Cada hombre oculta en su interior a un desconocido, un fantasma al que conviene desenmascarar. Desde pequeños nos han dicho que Andalucía es una realidad indiscutible, sin matices. Tanto que, si hay todavía quien se plantea en qué consiste ser andaluz, como apuntó hace años Carlos Castilla del Pino, es debido al excedente de identidad que liga los rasgos de lo español con el Sur dibujado por el folclore, esa pintoresca destilación de la teoría sobre el espíritu de las naciones que procede del romanticismo y el positivismo. Durante tres décadas la construcción política de Andalucía ha incidido sobre este mismo paradigma decimonónico. Nos ha importado más el adjetivo que el sustantivo.
El mundo, mientras tanto, ha cambiado. Vivimos en un ciclo distinto. El pueblo ancestral, de perfiles bíblicos, ha sido sustituido por la ciudadanía digital. La colectividad ya no es la protagonista de la historia, sino que el ritmo de los días que se repiten está conducido por la contradictoria suma de un sinfín de individuos particulares. El parlamento no es una cámara, sino una estructura en red. La política no consiste en votar, sino en participar en el procomún. La verdadera autonomía ya no radica en fundar instituciones, sino en intentar propiciar la libertad de las personas. “¿Soy yo el extraño o esta tierra que llamo mía es una tierra ajena?”, se preguntaba Octavio Paz.

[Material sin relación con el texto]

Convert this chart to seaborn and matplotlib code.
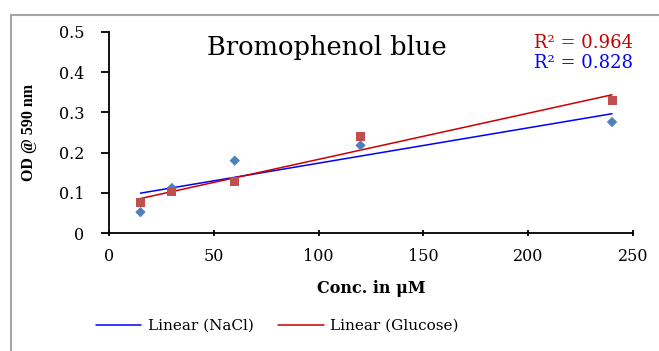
import matplotlib
matplotlib.use("Agg")
import matplotlib.pyplot as plt
from matplotlib.patches import Rectangle
import seaborn as sns
import pandas as pd

# ---- data ----
conc = [15, 30, 60, 120, 240]
od_nacl = [0.052, 0.112, 0.180, 0.218, 0.276]
od_glucose = [0.075, 0.104, 0.127, 0.240, 0.330]
x_ticks = [0, 50, 100, 150, 200, 250]
x_tick_labels = ["0", "50", "100", "150", "200", "250"]
y_ticks = [0, 0.1, 0.2, 0.3, 0.4, 0.5]
y_tick_labels = ["0", "0.1", "0.2", "0.3", "0.4", "0.5"]
title = "Bromophenol blue"
r2_glucose = "R² = 0.964"
r2_nacl = "R² = 0.828"
series_names = ["Linear (NaCl)", "Linear (Glucose)"]

df_nacl = pd.DataFrame({"conc": conc, "od": od_nacl})
df_glu = pd.DataFrame({"conc": conc, "od": od_glucose})

sns.set_style("ticks")
plt.rcParams["font.family"] = ["DejaVu Serif"]
plt.rcParams["text.color"] = "black"
plt.rcParams["axes.labelcolor"] = "black"

fig = plt.figure(figsize=(6.59, 3.51), dpi=100)
ax = fig.add_axes([109/659, 1 - 233/351, 524/659, 201/351])

# markers
sns.scatterplot(data=df_nacl, x="conc", y="od", marker="D", s=28, color="#4F81BD",
                edgecolor="none", ax=ax, legend=False, zorder=3)
sns.scatterplot(data=df_glu, x="conc", y="od", marker="s", s=42, color="#C0504D",
                edgecolor="none", ax=ax, legend=False, zorder=3)

# linear trendlines
sns.regplot(data=df_nacl, x="conc", y="od", scatter=False, ci=None, ax=ax,
            label=series_names[0], line_kws={"color": "#0000FF", "lw": 1.1})
sns.regplot(data=df_glu, x="conc", y="od", scatter=False, ci=None, ax=ax,
            label=series_names[1], line_kws={"color": "#CC0000", "lw": 1.1})

ax.set_xlim(0, 250)
ax.set_ylim(0, 0.5)
ax.set_xticks(x_ticks)
ax.set_xticklabels(x_tick_labels)
ax.set_yticks(y_ticks)
ax.set_yticklabels(y_tick_labels)
sns.despine(ax=ax)
for sp in ["left", "bottom"]:
    ax.spines[sp].set_linewidth(1.3)
    ax.spines[sp].set_color("black")
ax.tick_params(axis="x", direction="inout", length=5, width=1.3, pad=8,
               labelsize=11.5, colors="black")
ax.tick_params(axis="y", direction="out", length=6, width=1.3, pad=12,
               labelsize=11.5, colors="black")

ax.set_xlabel("Conc. in μM", fontsize=11.5, fontweight="bold", color="black")
ax.xaxis.set_label_coords(0.5, -0.235)
ax.set_ylabel("OD @ 590 nm", fontsize=11.5, fontweight="bold",
              family=["Liberation Serif"], color="black")
ax.yaxis.set_label_coords(-0.137, 0.5)

ax.text(0.416, 0.925, title, transform=ax.transAxes, ha="center", va="center",
        fontsize=18.5, color="black")
ax.text(1.0, 0.945, r2_glucose, transform=ax.transAxes, ha="right", va="center",
        fontsize=13, color="#C00000")
ax.text(1.0, 0.845, r2_nacl, transform=ax.transAxes, ha="right", va="center",
        fontsize=13, color="#0000FF")

leg = ax.legend(loc="center", bbox_to_anchor=(277/659, 1 - 326/351),
                bbox_transform=fig.transFigure, ncol=2, frameon=False, fontsize=11,
                handlelength=3.0, handletextpad=0.4, columnspacing=1.6)
for t in leg.get_texts():
    t.set_color("black")

# outer chart border
fig.patches.append(Rectangle((11/659, -0.1), 1.2, 1 - 15/351 + 0.1,
                             transform=fig.transFigure, fill=False,
                             edgecolor="#A6A6A6", lw=1.5))

fig.savefig("out.png", dpi=100, facecolor="white")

Estas Crónicas Indígenas intentarán poner encima de la mesa argumentos de discusión para que cada uno resuelva –a solas– esta pregunta. Aspiran a explorar ese territorio sin nombre que es la verdadera patria de los apátridas, aquella que no se define por el lugar, el linaje, las familias o las creencias heredadas, sino por un extendido y compartido sentimiento de extrañeza y perplejidad ante el mundo. Escribiendo de uno se va a intentar hablar de todos. Nos mueve cierto anarquismo spenceriano porque creemos indiscutible aquel afortunado verso de Borges: “Nadie es patria. Todos lo somos”. También comulgamos con el espíritu de Benjamin Franklin: “Donde mora la libertad, allí está mi país”. La patria, en definitiva, no es más que eso: el sitio exacto donde pisamos. La dudosa luz de un día que comienza.